__What you need to do__
Nothing after the line with "plt.rcParams['font.family'] = ['Lato', 'DejaVu" belongs in the copy; extract the lines below from the top through that line, pictures left out.

● ● ● ● ● ● ●

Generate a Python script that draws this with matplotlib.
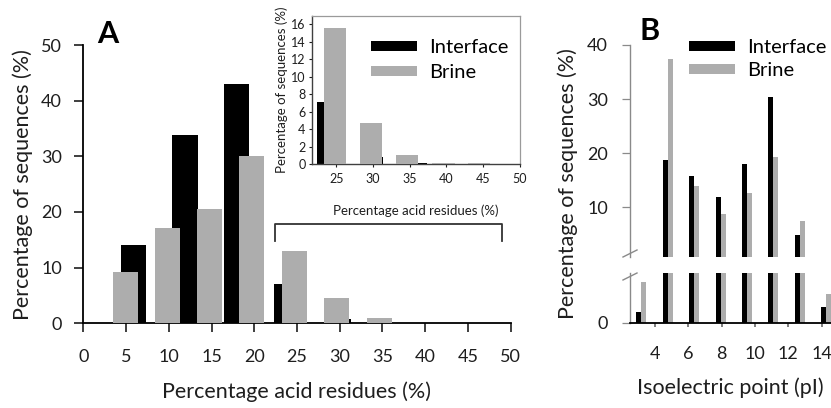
import matplotlib
matplotlib.use("Agg")
import matplotlib.pyplot as plt
from matplotlib.patches import Patch
from matplotlib.lines import Line2D

plt.rcParams['font.family'] = ['Lato', 'DejaVu Sans']

# ---------------- data ----------------
# Panel A: percentage acid residues (bin centres) and % of sequences
acid_brine_x = [4.94, 9.9, 14.8, 19.7, 24.7, 29.6, 34.6, 39.5, 44.4]
acid_brine = [9.2, 17.2, 20.6, 30.1, 13.0, 4.6, 0.9, 0.12, 0.05]
acid_interface_x = [5.9, 11.9, 17.9, 23.8, 29.8, 35.8, 41.7, 47.7]
acid_interface = [14.1, 33.9, 43.0, 7.1, 0.8, 0.1, 0.03, 0.02]

# Inset (tail of the distribution, >= 25 %)
inset_brine_x = [24.8, 29.7, 34.6, 39.6, 44.4]
inset_brine = [15.6, 4.7, 1.0, 0.15, 0.07]
inset_interface_x = [23.9, 29.9, 35.8, 41.7, 47.7]
inset_interface = [7.1, 0.8, 0.1, 0.04, 0.02]

# Panel B: isoelectric point bins and % of sequences
pi_bins = [3.0, 4.63, 6.19, 7.79, 9.35, 10.95, 12.55, 14.13]
pi_interface = [0.15, 18.7, 15.8, 11.8, 18.0, 30.4, 4.8, 0.22]
pi_brine = [0.57, 37.5, 13.95, 8.8, 12.6, 19.2, 7.5, 0.40]

acid_xticks = list(range(0, 51, 5))
acid_yticks = list(range(0, 51, 10))
inset_xticks = list(range(25, 51, 5))
inset_yticks = list(range(0, 17, 2))
pi_xticks = [4, 6, 8, 10, 12, 14]
pi_yticks_upper = [10, 20, 30, 40]
pi_yticks_lower = [0]

series_labels = ["Interface", "Brine"]

# ---------------- style ----------------
W, H, DPI = 831, 408, 100
BLACK = "#000000"
GRAY = "#adadad"
TXT = "#1e1e1e"
LABEL_FS = 15.5
TICK_FS = 13
LEG_FS = 14.5

fig = plt.figure(figsize=(W / DPI, H / DPI), dpi=DPI)
fig.patch.set_facecolor("white")


def fx(px):
    return px / W


def fy(py):
    return 1 - py / H


def rect(l, t, r, b):
    return [fx(l), fy(b), fx(r) - fx(l), fy(t) - fy(b)]


# ---------------- Panel A main ----------------
axA = fig.add_axes(rect(83.3, 45, 510.7, 323.3))
axA.bar(acid_interface_x, acid_interface, width=2.93, color=BLACK, zorder=2)
axA.bar(acid_brine_x, acid_brine, width=2.93, color=GRAY, zorder=3)
axA.set_xlim(0, 50)
axA.set_ylim(0, 50)
axA.set_xticks(acid_xticks)
axA.set_yticks(acid_yticks)
for s in ["top", "right"]:
    axA.spines[s].set_visible(False)
for s in ["left", "bottom"]:
    axA.spines[s].set_linewidth(1.3)
    axA.spines[s].set_color(BLACK)
axA.tick_params(axis="both", direction="out", length=6.5, width=1.2,
                labelsize=TICK_FS, colors=TXT)
axA.tick_params(axis="x", pad=12)
axA.tick_params(axis="y", pad=9)
axA.set_xlabel("Percentage acid residues (%)", fontsize=LABEL_FS, color=TXT, labelpad=12)
axA.set_ylabel("Percentage of sequences (%)", fontsize=LABEL_FS, color=TXT, labelpad=6)

# bracket marking the inset range
bx0, bx1, by, bdrop = 22.4, 49.0, 17.84, 3.0
axA.plot([bx0, bx0, bx1, bx1], [by - bdrop, by, by, by - bdrop],
         color="#333333", lw=1.3, clip_on=False, zorder=4)

fig.text(fx(97), fy(43), "A", fontsize=22, fontweight="bold", color=BLACK,
         ha="left", va="baseline")

# ---------------- Panel A inset ----------------
axI = fig.add_axes(rect(311.7, 15.7, 520, 164))
axI.set_facecolor("white")
axI.set_zorder(5)
axI.bar(inset_interface_x, inset_interface, width=3.05, color=BLACK, zorder=2)
axI.bar(inset_brine_x, inset_brine, width=3.05, color=GRAY, zorder=3)
axI.set_xlim(21.67, 50)
axI.set_ylim(0, 17)
axI.set_xticks(inset_xticks)
axI.set_yticks(inset_yticks)
for s in ["top", "right"]:
    axI.spines[s].set_color("#9a9a9a")
    axI.spines[s].set_linewidth(0.9)
for s in ["left", "bottom"]:
    axI.spines[s].set_color("#404040")
    axI.spines[s].set_linewidth(1.0)
axI.tick_params(axis="both", direction="out", length=2.5, width=0.8,
                labelsize=9, colors=TXT, pad=2)
axI.tick_params(axis="x", pad=4)
axI.set_xlabel("Percentage acid residues (%)", fontsize=9.5, color=TXT, labelpad=14)
axI.set_ylabel("Percentage of sequences (%)", fontsize=9.5, color=TXT, labelpad=2)
axI.legend([Patch(facecolor=BLACK), Patch(facecolor=GRAY)], series_labels,
           loc="upper left", bbox_to_anchor=(fx(371), fy(39)),
           bbox_transform=fig.transFigure, frameon=False, fontsize=LEG_FS,
           handlelength=2.3, handleheight=0.42, handletextpad=0.6,
           labelspacing=0.42, borderpad=0, borderaxespad=0)

# ---------------- Panel B (broken axis) ----------------
axBu = fig.add_axes(rect(630, 45, 831, 257.3))
axBl = fig.add_axes(rect(630, 272.7, 831, 322.7))
bw = 0.3
for ax in (axBu, axBl):
    ax.bar([p + bw for p in pi_bins], pi_brine, width=bw, color=GRAY, zorder=2)
    ax.bar(pi_bins, pi_interface, width=bw, color=BLACK, zorder=3)
    ax.set_xlim(2.5, 14.56)
    for s in ["top", "right"]:
        ax.spines[s].set_visible(False)
    ax.spines["left"].set_color("#8a8a8a")
    ax.spines["left"].set_linewidth(1.0)
    ax.tick_params(axis="y", direction="out", length=6, width=0.9,
                   color="#8a8a8a", labelsize=TICK_FS, labelcolor=TXT, pad=10)

axBu.set_ylim(0.74, 40)
axBu.set_yticks(pi_yticks_upper)
axBu.spines["bottom"].set_visible(False)
axBu.set_xticks([])

axBl.set_ylim(0, 0.7)
axBl.set_yticks(pi_yticks_lower)
axBl.set_xticks(pi_xticks)
axBl.spines["bottom"].set_color(BLACK)
axBl.spines["bottom"].set_linewidth(1.3)
axBl.tick_params(axis="x", direction="out", length=3, width=1.2,
                 color="#666666", labelsize=TICK_FS, labelcolor=TXT, pad=14)
axBl.set_xlabel("Isoelectric point (pI)", fontsize=LABEL_FS, color=TXT, labelpad=11)

fig.text(fx(568), fy(184), "Percentage of sequences (%)", rotation=90,
         fontsize=LABEL_FS, color=TXT, ha="center", va="center")

# break marks
for (x0, y0, x1, y1) in [(623, 257, 637, 250), (623, 280, 637, 273)]:
    fig.add_artist(Line2D([fx(x0), fx(x1)], [fy(y0), fy(y1)],
                          transform=fig.transFigure, color="#8a8a8a", lw=1.0))

axBu.legend([Patch(facecolor=BLACK), Patch(facecolor=GRAY)], series_labels,
            loc="upper left", bbox_to_anchor=(fx(689), fy(39)),
            bbox_transform=fig.transFigure, frameon=False, fontsize=LEG_FS,
            handlelength=2.3, handleheight=0.42, handletextpad=0.6,
            labelspacing=0.32, borderpad=0, borderaxespad=0)

fig.text(fx(639), fy(40), "B", fontsize=22, fontweight="bold", color=BLACK,
         ha="left", va="baseline")

fig.savefig("out.png", dpi=DPI, facecolor="white")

● ● ● ● ● ● ●

__Expected answer__
Generate a Python script that draws this with matplotlib.
import matplotlib
matplotlib.use("Agg")
import matplotlib.pyplot as plt
from matplotlib.patches import Patch
from matplotlib.lines import Line2D

plt.rcParams['font.family'] = ['Lato', 'DejaVu Sans']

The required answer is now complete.